A shrinkage principle for heavy-tailed data: High-dimensional robust low-rank matrix recovery

Abstract

This paper introduces a simple principle for robust statistical inference via appropriate shrinkage on the data. This widens the scope of high-dimensional techniques, reducing the distributional conditions from subexponential or sub-Gaussian to more relaxed bounded second or fourth moment. As an illustration of this principle, we focus on robust estimation of the low-rank matrix ${\mathrm{\Theta }}^{\ast }$ from the trace regression model $\mathit{Y}=Tr({{\mathrm{\Theta }}^{\ast }}^{\top }\mathbf{X})+\mathit{\epsilon }$. It encompasses four popular problems: sparse linear model, compressed sensing, matrix completion and multitask learning.
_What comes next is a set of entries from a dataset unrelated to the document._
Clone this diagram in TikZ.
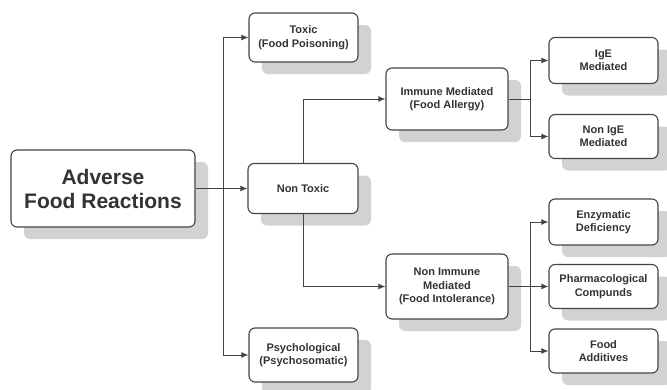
\documentclass[tikz,border=0pt]{standalone}
\usepackage{fontspec}
\setmainfont{Liberation Sans}
\usetikzlibrary{arrows.meta,shadows}
\definecolor{boxline}{HTML}{444444}
\definecolor{txt}{HTML}{333333}
\definecolor{shade}{HTML}{D2D2D2}
\tikzset{
  box/.style={draw=boxline, line width=1.1pt, rounded corners=6pt, fill=white,
    align=center, font=\bfseries\fontsize{11}{13.5}\selectfont, text=txt,
    inner sep=2pt,
    drop shadow={shadow xshift=13pt, shadow yshift=-12pt, fill=shade, opacity=1}},
  conn/.style={draw=boxline, line width=1pt},
  arr/.style={conn, -{Latex[length=7pt,width=6pt]}},
}
\begin{document}
\begin{tikzpicture}[x=1pt,y=-1pt]
\useasboundingbox (0,0) rectangle (667,389);
\node[box, minimum width=184pt, minimum height=77pt, font=\bfseries\fontsize{21}{24}\selectfont] (adv) at (103,188.5) {Adverse\\Food Reactions};
\node[box, minimum width=109pt, minimum height=49pt] (tox) at (303.5,37.5) {Toxic\\(Food Poisoning)};
\node[box, minimum width=110pt, minimum height=50pt] (nt) at (303,188.5) {Non Toxic};
\node[box, minimum width=109pt, minimum height=54pt] (psy) at (303.5,355) {Psychological\\(Psychosomatic)};
\node[box, minimum width=122pt, minimum height=62pt] (im) at (447,99) {Immune Mediated\\(Food Allergy)};
\node[box, minimum width=122pt, minimum height=65pt] (nim) at (447,286.5) {Non Immune\\Mediated\\(Food Intolerance)};
\node[box, minimum width=109pt, minimum height=46pt] (ige) at (603.5,60.5) {IgE\\Mediated};
\node[box, minimum width=109pt, minimum height=44pt] (nige) at (603.5,136.5) {Non IgE\\Mediated};
\node[box, minimum width=109pt, minimum height=46pt] (enz) at (603.5,222) {Enzymatic\\Deficiency};
\node[box, minimum width=109pt, minimum height=44pt] (pha) at (603.5,286.5) {Pharmacological\\Compunds};
\node[box, minimum width=109pt, minimum height=44pt] (add) at (603.5,351) {Food\\Additives};
\coordinate (j1) at (223,188.5);
\coordinate (j2) at (530,99);
\coordinate (j3) at (530,286.5);
\draw[arr] (adv.east) -- (nt.west);
\draw[arr] (j1) |- (tox.west);
\draw[arr] (j1) |- (psy.west);
\draw[arr] (nt.north) |- (im.west);
\draw[arr] (nt.south) |- (nim.west);
\draw[conn] (im.east) -- (j2);
\draw[arr] (j2) |- (ige.west);
\draw[arr] (j2) |- (nige.west);
\draw[conn] (nim.east) -- (j3);
\draw[arr] (j3) |- (enz.west);
\draw[arr] (j3) -- (pha.west);
\draw[arr] (j3) |- (add.west);
\end{tikzpicture}
\end{document}
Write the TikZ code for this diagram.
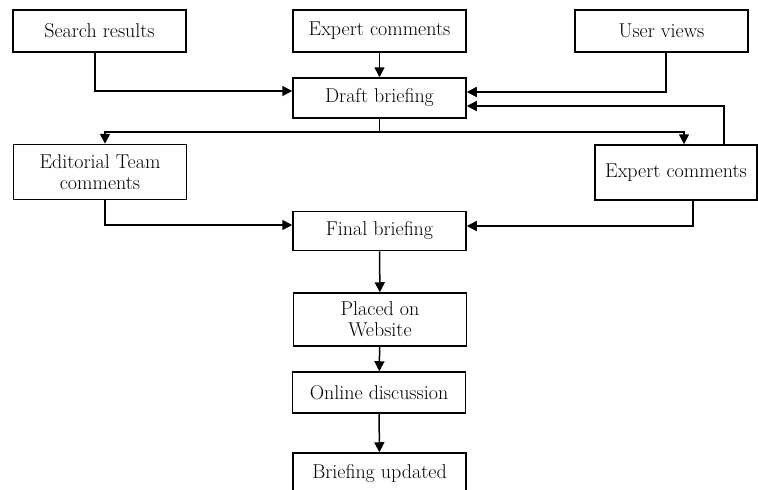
\documentclass[tikz,border=0pt]{standalone}
\usepackage{fontspec}
\setmainfont{Latin Modern Roman}
\usetikzlibrary{arrows.meta}
\begin{document}
\begin{tikzpicture}[x=1pt,y=-1pt,
 box/.style = {draw, line width=1.5pt, fill=white,
      minimum width=173pt, minimum height=#1,
      align=center, inner sep=1pt,
      font=\fontsize{20}{21}\selectfont},
 box/.default = 42pt,
 link/.style = {draw, line width=1.5pt, -{Triangle[length=10pt,width=10pt]}}
                    ]
\useasboundingbox (0,0) rectangle (758,490);
\node(search) [box] at (99.5,31) {Search results};
\node(expA) [box] at (379.5,31) {Expert comments};
\node(user) [box] at (661.5,31) {User views};
\node(draft) [box=40pt] at (379.5,98) {Draft briefing};
\node(editorial) [box=55pt] at (100,172) {Editorial Team\\comments};
\node(expB) [box=55pt, minimum width=162pt] at (676,172.5) {Expert comments};
\node(final) [box=39pt] at (379.5,231) {Final briefing};
\node(website) [box=53pt] at (380,319.5) {Placed on\\Website};
\node(online) [box=41pt] at (379,392.5) {Online discussion};
\node(updated) [box=42pt] at (379.5,474) {Briefing updated};
\coordinate(split) at (379.5,132);
%
\path[link] (expA) -- (draft);
\path[link] ([xshift=-4.5pt]search.south) |- ([yshift=7pt]draft.west);
\path[link] ([xshift=4.5pt]user.south) |- ([yshift=6pt]draft.east);
\path[link] ([xshift=48pt]expB.north) |- ([yshift=-8pt]draft.east);
\draw[line width=1.5pt] (draft) -- (split);
\path[link] (split) -| ([xshift=5pt]editorial.north);
\path[link] (split) -| ([xshift=8pt]expB.north);
\path[link] ([xshift=5pt]editorial.south) |- ([yshift=6pt]final.west);
\path[link] ([xshift=17pt]expB.south) |- ([yshift=5pt]final.east);
\path[link] (final) -- (website);
\path[link] (website) -- (online);
\path[link] (online) -- (updated);
\end{tikzpicture}
\end{document}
We propose to apply the penalized least-squares approach to the appropriately truncated or shrunk data. Under only bounded $2+\mathit{\delta }$ moment condition on the response, the proposed robust methodology yields an estimator that possesses the same statistical error rates as previous literature with sub-Gaussian errors. For sparse linear model and multitask regression, we further allow the design to have only bounded fourth moment and obtain the same statistical rates. As a byproduct, we give a robust covariance estimator with concentration inequality and optimal rate of convergence in terms of the spectral norm, when the samples only bear bounded fourth moment. This result is of its own interest and importance. We reveal that under high dimensions, the sample covariance matrix is not optimal whereas our proposed robust covariance can achieve optimality. Extensive simulations are carried out to support the theories.